## Collected data

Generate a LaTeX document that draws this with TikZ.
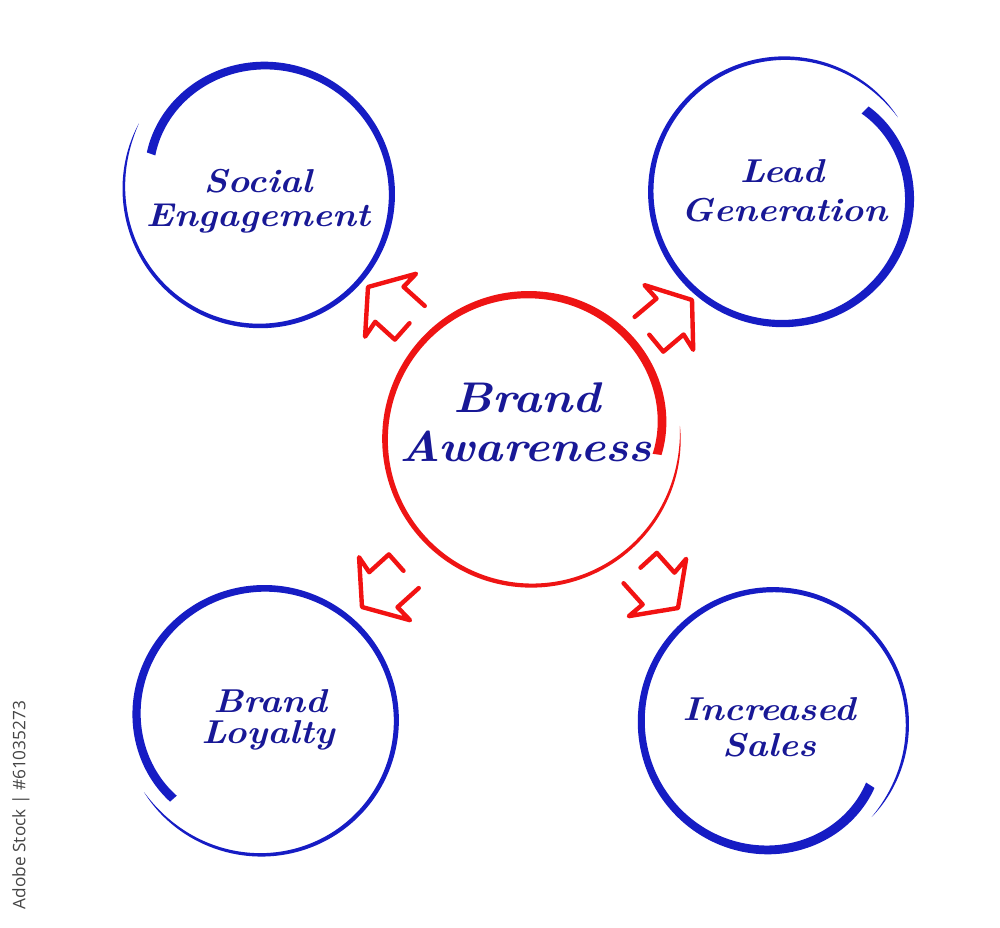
\documentclass[tikz,border=0pt]{standalone}
\usepackage{fontspec}
\newfontfamily\sidefont{Open Sans}
\definecolor{ringblue}{RGB}{22,28,196}
\definecolor{ringred}{RGB}{238,20,20}
\definecolor{textblue}{RGB}{24,24,150}
\definecolor{arrowred}{RGB}{242,18,18}
\definecolor{sidegray}{RGB}{70,70,70}
\newcommand\wide[1]{\scalebox{1.11}[1]{#1}}
% brush-like ring: [style]{cx}{cy}{R}{start}{sweep}{d0}{d1}{w0}
\newcommand\brushring[9][]{%
  \fill[#1,shift={(#2,#3)}]
    plot[domain=0:1,samples=260,variable=\t]
      ({#5+#6*\t}:{#4-#7*p8(1-\t)+#8*p6(\t)+0.5*(2.4+(#9-2.4)*(1-\t))*(1-p32(\t))})
    -- plot[domain=1:0,samples=260,variable=\t]
      ({#5+#6*\t}:{#4-#7*p8(1-\t)+#8*p6(\t)-0.5*(2.4+(#9-2.4)*(1-\t))*(1-p32(\t))})
    -- cycle;}
\tikzset{
  harrowline/.style={draw=arrowred, line width=1.25pt, line join=round, line cap=round},
  pics/harrow/.style={code={
    \draw[harrowline] (-56,-21) -- (-27.5,-22.5) -- (-29,-40.5) -- (0,0)
      -- (-29,40.5) -- (-27.5,22.5) -- (-54,24) -- (-55,2);}},
  biglabel/.style={font=\bfseries\itshape\fontsize{12.2}{14}\selectfont, text=textblue, inner sep=0pt, anchor=base},
  smalllabel/.style={font=\bfseries\itshape\fontsize{9.4}{11}\selectfont, text=textblue, inner sep=0pt, anchor=base},
  sidelabel/.style={font=\sidefont\fontsize{4.9}{6}\selectfont, text=sidegray, inner sep=0pt, rotate=90}
}
\begin{document}
\begin{tikzpicture}[x=0.01cm, y=0.01cm,
  declare function={sq(\u)=\u*\u; p6(\u)=sq(\u)*sq(sq(\u)); p8(\u)=sq(sq(sq(\u))); p32(\u)=sq(sq(sq(sq(sq(\u)))));}]
\useasboundingbox (0,0) rectangle (1000,927);
\fill[white] (0,0) rectangle (1000,927);

% rings
\brushring[ringblue]{261}{733}{131}{160}{-370}{14}{10}{9}
\brushring[ringblue]{783}{735}{132}{45}{-372}{16}{5}{10}
\brushring[ringblue]{264}{207}{132}{221}{-370}{12}{8}{9}
\brushring[ringblue]{773}{205}{132}{-33}{-371}{16}{5}{10}
\brushring[ringred]{531}{488}{146}{-7}{372}{19}{3.5}{9}

% arrows
\pic[rotate=141] at (368,640) {harrow};
\pic[rotate=37, yscale=-1] at (692,627) {harrow};
\pic[rotate=219, yscale=-1] at (362,320) {harrow};
\pic[rotate=-45] at (678,319) {harrow};

% labels
\node[biglabel] (ba1) at (527,514) {\wide{Brand}};
\node[biglabel] (ba2) at (526,465) {\wide{Awareness}};
\node[smalllabel] (se1) at (258,734) {\wide{Social}};
\node[smalllabel] (se2) at (258,700) {\wide{Engagement}};
\node[smalllabel] (lg1) at (782,744) {\wide{Lead}};
\node[smalllabel] (lg2) at (784,705) {\wide{Generation}};
\node[smalllabel] (bl1) at (270,215) {\wide{Brand}};
\node[smalllabel] (bl2) at (268,184) {\wide{Loyalty}};
\node[smalllabel] (is1) at (769,207) {\wide{Increased}};
\node[smalllabel] (is2) at (769,170) {\wide{Sales}};

\node[sidelabel] (stock) at (21,122) {Adobe Stock | \#61035273};
\end{tikzpicture}
\end{document}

## Aim of the task
Except for the pictures, give all the material above again verbatim.

## Worked solution
Generate a LaTeX document that draws this with TikZ.
\documentclass[tikz,border=0pt]{standalone}
\usepackage{fontspec}
\newfontfamily\sidefont{Open Sans}
\definecolor{ringblue}{RGB}{22,28,196}
\definecolor{ringred}{RGB}{238,20,20}
\definecolor{textblue}{RGB}{24,24,150}
\definecolor{arrowred}{RGB}{242,18,18}
\definecolor{sidegray}{RGB}{70,70,70}
\newcommand\wide[1]{\scalebox{1.11}[1]{#1}}
% brush-like ring: [style]{cx}{cy}{R}{start}{sweep}{d0}{d1}{w0}
\newcommand\brushring[9][]{%
  \fill[#1,shift={(#2,#3)}]
    plot[domain=0:1,samples=260,variable=\t]
      ({#5+#6*\t}:{#4-#7*p8(1-\t)+#8*p6(\t)+0.5*(2.4+(#9-2.4)*(1-\t))*(1-p32(\t))})
    -- plot[domain=1:0,samples=260,variable=\t]
      ({#5+#6*\t}:{#4-#7*p8(1-\t)+#8*p6(\t)-0.5*(2.4+(#9-2.4)*(1-\t))*(1-p32(\t))})
    -- cycle;}
\tikzset{
  harrowline/.style={draw=arrowred, line width=1.25pt, line join=round, line cap=round},
  pics/harrow/.style={code={
    \draw[harrowline] (-56,-21) -- (-27.5,-22.5) -- (-29,-40.5) -- (0,0)
      -- (-29,40.5) -- (-27.5,22.5) -- (-54,24) -- (-55,2);}},
  biglabel/.style={font=\bfseries\itshape\fontsize{12.2}{14}\selectfont, text=textblue, inner sep=0pt, anchor=base},
  smalllabel/.style={font=\bfseries\itshape\fontsize{9.4}{11}\selectfont, text=textblue, inner sep=0pt, anchor=base},
  sidelabel/.style={font=\sidefont\fontsize{4.9}{6}\selectfont, text=sidegray, inner sep=0pt, rotate=90}
}
\begin{document}
\begin{tikzpicture}[x=0.01cm, y=0.01cm,
  declare function={sq(\u)=\u*\u; p6(\u)=sq(\u)*sq(sq(\u)); p8(\u)=sq(sq(sq(\u))); p32(\u)=sq(sq(sq(sq(sq(\u)))));}]
\useasboundingbox (0,0) rectangle (1000,927);
\fill[white] (0,0) rectangle (1000,927);

% rings
\brushring[ringblue]{261}{733}{131}{160}{-370}{14}{10}{9}
\brushring[ringblue]{783}{735}{132}{45}{-372}{16}{5}{10}
\brushring[ringblue]{264}{207}{132}{221}{-370}{12}{8}{9}
\brushring[ringblue]{773}{205}{132}{-33}{-371}{16}{5}{10}
\brushring[ringred]{531}{488}{146}{-7}{372}{19}{3.5}{9}

% arrows
\pic[rotate=141] at (368,640) {harrow};
\pic[rotate=37, yscale=-1] at (692,627) {harrow};
\pic[rotate=219, yscale=-1] at (362,320) {harrow};
\pic[rotate=-45] at (678,319) {harrow};

% labels
\node[biglabel] (ba1) at (527,514) {\wide{Brand}};
\node[biglabel] (ba2) at (526,465) {\wide{Awareness}};
\node[smalllabel] (se1) at (258,734) {\wide{Social}};
\node[smalllabel] (se2) at (258,700) {\wide{Engagement}};
\node[smalllabel] (lg1) at (782,744) {\wide{Lead}};
\node[smalllabel] (lg2) at (784,705) {\wide{Generation}};
\node[smalllabel] (bl1) at (270,215) {\wide{Brand}};
\node[smalllabel] (bl2) at (268,184) {\wide{Loyalty}};
\node[smalllabel] (is1) at (769,207) {\wide{Increased}};
\node[smalllabel] (is2) at (769,170) {\wide{Sales}};

\node[sidelabel] (stock) at (21,122) {Adobe Stock | \#61035273};
\end{tikzpicture}
\end{document}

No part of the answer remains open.